▶ [THE EXERCISE]:
Find the lines containing the word "this" and copy every one of them.

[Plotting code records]

::::

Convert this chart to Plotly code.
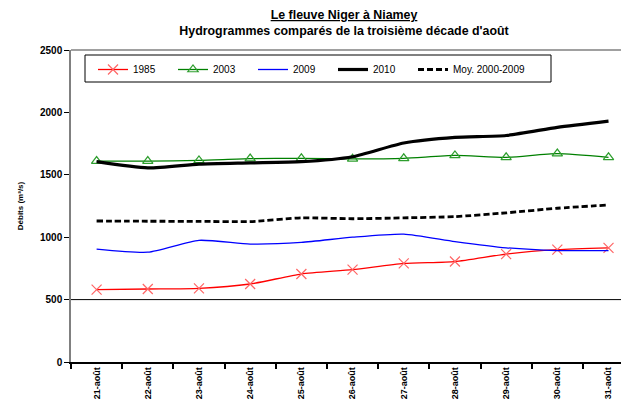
import plotly.graph_objects as go

days = ["21-août", "22-août", "23-août", "24-août", "25-août", "26-août",
        "27-août", "28-août", "29-août", "30-août", "31-août"]

q1985 = [580, 585, 590, 625, 705, 740, 790, 805, 865, 900, 915]
q2003 = [1610, 1610, 1615, 1630, 1632, 1628, 1632, 1655, 1640, 1670, 1640]
q2009 = [905, 880, 975, 945, 958, 1000, 1025, 965, 915, 893, 893]
q2010 = [1605, 1555, 1585, 1595, 1605, 1645, 1755, 1800, 1815, 1880, 1930]
qmoy = [1130, 1128, 1127, 1125, 1155, 1148, 1155, 1165, 1195, 1232, 1258]

y_ticks = [0, 500, 1000, 1500, 2000, 2500]
ref_line = 500

FONT = "Liberation Sans, Arial, sans-serif"

# the page body adds an 8px margin, so the figure is sized to fill the rest
W, H = 621, 402
L, T, B = 63, 42, 48
PW, PH = W - L, H - T - B


def px_x(x):
    return (x - L) / PW


def px_y(y):
    return (H - B - y) / PH


fig = go.Figure()
fig.add_trace(go.Scatter(
    x=days, y=q1985, name="1985", mode="lines+markers",
    line=dict(color="#ff0000", width=1.3, shape="spline", smoothing=0.6),
    marker=dict(symbol="x-thin-open", size=10, color="#ff6666",
                line=dict(color="#ff6666", width=1.2))))
fig.add_trace(go.Scatter(
    x=days, y=q2003, name="2003", mode="lines+markers",
    line=dict(color="#008000", width=1.3, shape="spline", smoothing=0.6),
    marker=dict(symbol="triangle-up-open", size=9, color="#2e9e2e",
                line=dict(color="#2e9e2e", width=1.2))))
fig.add_trace(go.Scatter(
    x=days, y=q2009, name="2009", mode="lines",
    line=dict(color="#0000ff", width=1.3, shape="spline", smoothing=0.6)))
fig.add_trace(go.Scatter(
    x=days, y=q2010, name="2010", mode="lines",
    line=dict(color="#000000", width=3.2, shape="spline", smoothing=0.6)))
fig.add_trace(go.Scatter(
    x=days, y=qmoy, name="Moy. 2000-2009", mode="lines", legend="legend2",
    line=dict(color="#000000", width=2.8, dash="6px,3px",
              shape="spline", smoothing=0.6)))

# reference line at 500 and gray top border of the plot area
fig.add_shape(type="line", xref="paper", yref="y", x0=0, x1=1,
              y0=ref_line, y1=ref_line, line=dict(color="#000000", width=1),
              layer="below")
fig.add_shape(type="line", xref="paper", yref="paper", x0=0, x1=1,
              y0=1, y1=1, line=dict(color="#808080", width=1.5))
# legend frame
fig.add_shape(type="rect", xref="paper", yref="paper",
              x0=px_x(77), x1=px_x(543), y0=px_y(74), y1=px_y(47),
              line=dict(color="black", width=1), fillcolor="white",
              layer="above")

legend_common = dict(
    orientation="h", yanchor="top", y=px_y(47),
    bgcolor="rgba(0,0,0,0)", borderwidth=0,
    font=dict(family=FONT, size=10, color="black"),
    itemwidth=30, tracegroupgap=0)

fig.update_layout(
    width=W, height=H,
    margin=dict(l=L, r=0, t=T, b=B),
    paper_bgcolor="white", plot_bgcolor="white",
    font=dict(family=FONT, color="black"),
    showlegend=True,
    title=dict(
        text="<b><u>Le fleuve Niger à Niamey</u></b><br><b>Hydrogrammes comparés de la troisième décade d'août</b>",
        x=336 / W, xanchor="center", xref="container",
        y=1 - 11 / H, yanchor="top", yref="container",
        font=dict(family=FONT, size=12.4, color="black")),
    legend=dict(x=px_x(85), xanchor="left",
                entrywidth=35, entrywidthmode="pixels", **legend_common),
    legend2=dict(x=px_x(405), xanchor="left", **legend_common),
    xaxis=dict(
        type="category", range=[-0.5, 10.4],
        tickvals=days, ticktext=["<b>%s</b>" % d for d in days],
        showgrid=False, zeroline=False,
        showline=True, linecolor="black", linewidth=1.5,
        ticks="outside", ticklen=5, tickcolor="black", tickwidth=1.5,
        tickson="boundaries", tickangle=-90,
        tickfont=dict(family=FONT, size=9, color="black"),
        fixedrange=True),
    yaxis=dict(
        range=[0, 2500], tickvals=y_ticks,
        ticktext=["<b>%d</b>" % v for v in y_ticks],
        showgrid=False, zeroline=False,
        showline=True, linecolor="#808080", linewidth=1.5,
        ticks="outside", ticklen=5, tickcolor="black", tickwidth=1,
        tickfont=dict(family=FONT, size=10, color="black"),
        title=dict(text="<b>Débits (m³/s)</b>", standoff=15,
                   font=dict(family=FONT, size=8, color="black")),
        fixedrange=True),
)

fig.write_html("out.html")
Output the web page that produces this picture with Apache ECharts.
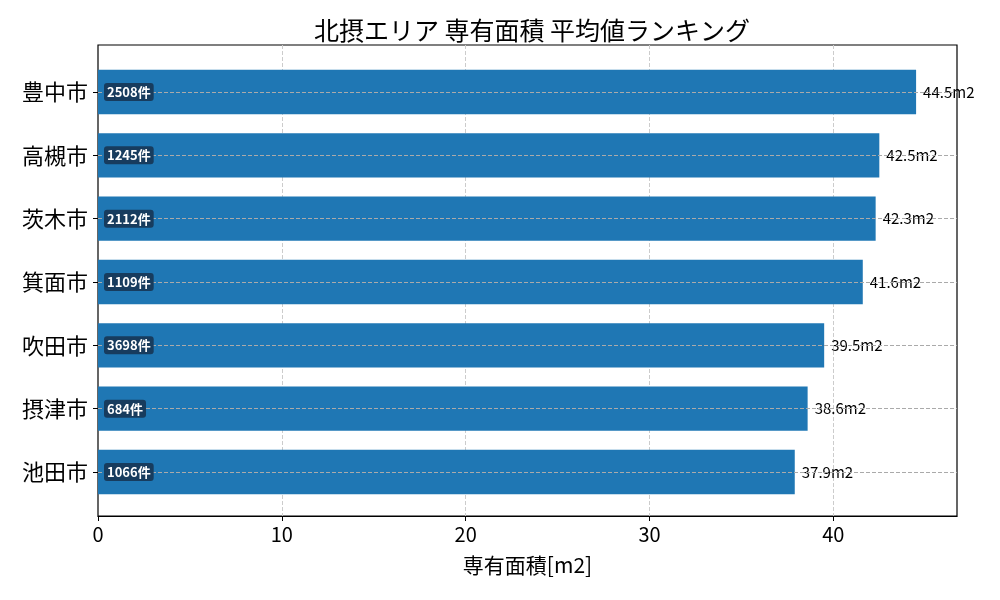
<!DOCTYPE html>
<html>
<head>
<meta charset="utf-8">
<script src="https://cdn.jsdelivr.net/npm/echarts@6/dist/echarts.min.js"></script>
<style>
  html, body { margin: 0; padding: 0; background: #fff; }
  #chart { width: 1000px; height: 600px; }
</style>
</head>
<body>
<div id="chart"></div>
<script>
// data
const cities = ['豊中市', '高槻市', '茨木市', '箕面市', '吹田市', '摂津市', '池田市'];
const areas = [44.5, 42.5, 42.3, 41.6, 39.5, 38.6, 37.9];
const counts = [2508, 1245, 2112, 1109, 3698, 684, 1066];
const xMax = 46.725;

const font = '"Noto Sans CJK JP", "Noto Sans", sans-serif';

const chart = echarts.init(document.getElementById('chart'));

chart.setOption({
    animation: false,
    textStyle: { fontFamily: font },
    title: {
        text: '北摂エリア 専有面積 平均値ランキング',
        left: 527, top: 13, textAlign: 'center',
        textStyle: { fontSize: 25, fontWeight: 'normal', color: '#000', fontFamily: font }
    },
    grid: [
        // bars: category points span the first to last bar centre
        { left: 98, right: 43, top: 92, bottom: 128 },
        // frame + x axis
        { left: 98, right: 43, top: 45, bottom: 84, show: true, borderColor: '#000', borderWidth: 1.2, backgroundColor: 'transparent' }
    ],
    xAxis: [
        { gridIndex: 0, type: 'value', min: 0, max: xMax, show: false },
        {
            gridIndex: 1, type: 'value', min: 0, max: xMax, interval: 10,
            name: '専有面積[m2]', nameLocation: 'middle', nameGap: 39,
            nameTextStyle: { fontSize: 21, color: '#000', fontFamily: font },
            axisLine: { show: true, lineStyle: { color: '#000', width: 1.2 } },
            axisTick: { show: true, length: 5, lineStyle: { color: '#000' } },
            axisLabel: { fontSize: 20, color: '#000', margin: 8, showMaxLabel: false, fontFamily: font },
            splitLine: { show: true, showMinLine: false, showMaxLine: false, lineStyle: { color: '#ccc', type: 'dashed' } }
        }
    ],
    yAxis: [
        {
            gridIndex: 0, type: 'category', data: cities, inverse: true, boundaryGap: false,
            z: 5,
            axisLine: { show: false },
            axisTick: { show: true, length: 5, lineStyle: { color: '#000' } },
            axisLabel: { fontSize: 22, color: '#000', margin: 10, fontFamily: font },
            splitLine: { show: true, lineStyle: { color: '#aaa', type: 'dashed' } }
        },
        { gridIndex: 1, type: 'value', show: false }
    ],
    series: [
        {
            type: 'bar', xAxisIndex: 0, yAxisIndex: 0,
            data: areas, barWidth: '70%',
            itemStyle: { color: '#1f77b4' },
            label: {
                show: true, position: 'right', distance: 7,
                fontSize: 15, color: '#000', fontFamily: font,
                formatter: p => p.value + 'm2'
            }
        },
        {
            type: 'bar', xAxisIndex: 0, yAxisIndex: 0,
            data: areas, barWidth: '70%', barGap: '-100%',
            itemStyle: { color: 'transparent' },
            z: 6,
            label: {
                show: true, position: 'insideLeft', distance: 6,
                fontSize: 13, fontWeight: 'bold', color: '#fff', fontFamily: font,
                backgroundColor: '#173c5e', borderRadius: 3, padding: [3, 3, 2, 3],
                formatter: p => counts[p.dataIndex] + '件'
            }
        }
    ]
});
</script>
</body>
</html>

::::

▶ [RESPONSE]:
Convert this chart to Plotly code.
Output the web page that produces this picture with Apache ECharts.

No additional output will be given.